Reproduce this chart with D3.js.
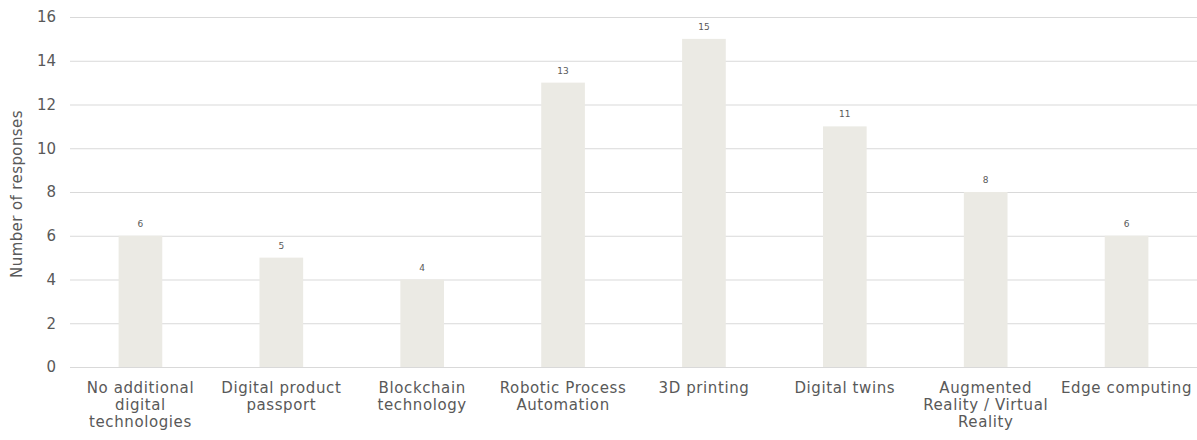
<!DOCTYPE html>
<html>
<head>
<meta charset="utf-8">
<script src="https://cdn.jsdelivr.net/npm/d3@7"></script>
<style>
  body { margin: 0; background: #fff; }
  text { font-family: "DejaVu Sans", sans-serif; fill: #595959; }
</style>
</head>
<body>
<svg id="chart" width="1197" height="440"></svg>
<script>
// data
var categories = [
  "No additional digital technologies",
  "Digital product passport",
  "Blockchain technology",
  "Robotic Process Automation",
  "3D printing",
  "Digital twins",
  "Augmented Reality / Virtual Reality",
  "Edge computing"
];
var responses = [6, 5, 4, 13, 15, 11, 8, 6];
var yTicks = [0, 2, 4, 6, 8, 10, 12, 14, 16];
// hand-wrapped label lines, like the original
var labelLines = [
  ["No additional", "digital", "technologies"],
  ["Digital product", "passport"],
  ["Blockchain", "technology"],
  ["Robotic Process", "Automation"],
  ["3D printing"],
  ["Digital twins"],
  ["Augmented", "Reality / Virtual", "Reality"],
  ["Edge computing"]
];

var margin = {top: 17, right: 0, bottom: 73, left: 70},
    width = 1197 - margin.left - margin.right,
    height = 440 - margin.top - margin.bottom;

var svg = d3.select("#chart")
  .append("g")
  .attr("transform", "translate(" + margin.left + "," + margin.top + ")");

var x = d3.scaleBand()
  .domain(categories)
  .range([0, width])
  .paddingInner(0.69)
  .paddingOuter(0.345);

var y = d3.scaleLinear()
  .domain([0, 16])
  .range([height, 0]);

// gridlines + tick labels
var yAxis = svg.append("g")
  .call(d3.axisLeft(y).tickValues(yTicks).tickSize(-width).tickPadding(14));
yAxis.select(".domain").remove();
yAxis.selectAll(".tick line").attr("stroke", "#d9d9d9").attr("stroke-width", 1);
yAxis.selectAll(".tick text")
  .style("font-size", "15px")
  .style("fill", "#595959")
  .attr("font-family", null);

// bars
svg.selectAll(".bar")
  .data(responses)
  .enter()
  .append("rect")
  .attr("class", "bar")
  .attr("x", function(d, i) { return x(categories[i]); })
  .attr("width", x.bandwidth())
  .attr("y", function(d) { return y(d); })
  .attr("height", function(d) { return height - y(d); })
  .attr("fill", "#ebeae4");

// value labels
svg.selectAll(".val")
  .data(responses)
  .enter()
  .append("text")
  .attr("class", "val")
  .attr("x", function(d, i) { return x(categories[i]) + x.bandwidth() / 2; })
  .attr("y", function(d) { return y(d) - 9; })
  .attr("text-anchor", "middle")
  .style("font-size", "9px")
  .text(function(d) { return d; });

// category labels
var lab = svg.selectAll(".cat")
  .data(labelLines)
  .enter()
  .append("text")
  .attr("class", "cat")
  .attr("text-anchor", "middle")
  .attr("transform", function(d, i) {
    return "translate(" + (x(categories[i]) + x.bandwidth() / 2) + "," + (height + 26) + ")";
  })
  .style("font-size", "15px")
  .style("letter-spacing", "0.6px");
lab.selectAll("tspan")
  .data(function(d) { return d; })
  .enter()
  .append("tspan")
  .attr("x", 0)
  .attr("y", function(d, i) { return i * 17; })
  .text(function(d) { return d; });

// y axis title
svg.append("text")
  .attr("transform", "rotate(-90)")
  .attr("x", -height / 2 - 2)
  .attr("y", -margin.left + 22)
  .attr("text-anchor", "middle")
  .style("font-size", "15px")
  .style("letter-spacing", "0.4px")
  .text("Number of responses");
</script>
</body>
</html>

*****

Leave out the pictures and transcribe everything else exactly.

Reproduce this chart with D3.js.
<!DOCTYPE html>
<html>
<head>
<meta charset="utf-8">
<script src="https://cdn.jsdelivr.net/npm/d3@7"></script>
<style>
  body { margin: 0; background: #fff; }
  text { font-family: "DejaVu Sans", sans-serif; fill: #595959; }
</style>
</head>
<body>
<svg id="chart" width="1197" height="440"></svg>
<script>
// data
var categories = [
  "No additional digital technologies",
  "Digital product passport",
  "Blockchain technology",
  "Robotic Process Automation",
  "3D printing",
  "Digital twins",
  "Augmented Reality / Virtual Reality",
  "Edge computing"
];
var responses = [6, 5, 4, 13, 15, 11, 8, 6];
var yTicks = [0, 2, 4, 6, 8, 10, 12, 14, 16];
// hand-wrapped label lines, like the original
var labelLines = [
  ["No additional", "digital", "technologies"],
  ["Digital product", "passport"],
  ["Blockchain", "technology"],
  ["Robotic Process", "Automation"],
  ["3D printing"],
  ["Digital twins"],
  ["Augmented", "Reality / Virtual", "Reality"],
  ["Edge computing"]
];

var margin = {top: 17, right: 0, bottom: 73, left: 70},
    width = 1197 - margin.left - margin.right,
    height = 440 - margin.top - margin.bottom;

var svg = d3.select("#chart")
  .append("g")
  .attr("transform", "translate(" + margin.left + "," + margin.top + ")");

var x = d3.scaleBand()
  .domain(categories)
  .range([0, width])
  .paddingInner(0.69)
  .paddingOuter(0.345);

var y = d3.scaleLinear()
  .domain([0, 16])
  .range([height, 0]);

// gridlines + tick labels
var yAxis = svg.append("g")
  .call(d3.axisLeft(y).tickValues(yTicks).tickSize(-width).tickPadding(14));
yAxis.select(".domain").remove();
yAxis.selectAll(".tick line").attr("stroke", "#d9d9d9").attr("stroke-width", 1);
yAxis.selectAll(".tick text")
  .style("font-size", "15px")
  .style("fill", "#595959")
  .attr("font-family", null);

// bars
svg.selectAll(".bar")
  .data(responses)
  .enter()
  .append("rect")
  .attr("class", "bar")
  .attr("x", function(d, i) { return x(categories[i]); })
  .attr("width", x.bandwidth())
  .attr("y", function(d) { return y(d); })
  .attr("height", function(d) { return height - y(d); })
  .attr("fill", "#ebeae4");

// value labels
svg.selectAll(".val")
  .data(responses)
  .enter()
  .append("text")
  .attr("class", "val")
  .attr("x", function(d, i) { return x(categories[i]) + x.bandwidth() / 2; })
  .attr("y", function(d) { return y(d) - 9; })
  .attr("text-anchor", "middle")
  .style("font-size", "9px")
  .text(function(d) { return d; });

// category labels
var lab = svg.selectAll(".cat")
  .data(labelLines)
  .enter()
  .append("text")
  .attr("class", "cat")
  .attr("text-anchor", "middle")
  .attr("transform", function(d, i) {
    return "translate(" + (x(categories[i]) + x.bandwidth() / 2) + "," + (height + 26) + ")";
  })
  .style("font-size", "15px")
  .style("letter-spacing", "0.6px");
lab.selectAll("tspan")
  .data(function(d) { return d; })
  .enter()
  .append("tspan")
  .attr("x", 0)
  .attr("y", function(d, i) { return i * 17; })
  .text(function(d) { return d; });

// y axis title
svg.append("text")
  .attr("transform", "rotate(-90)")
  .attr("x", -height / 2 - 2)
  .attr("y", -margin.left + 22)
  .attr("text-anchor", "middle")
  .style("font-size", "15px")
  .style("letter-spacing", "0.4px")
  .text("Number of responses");
</script>
</body>
</html>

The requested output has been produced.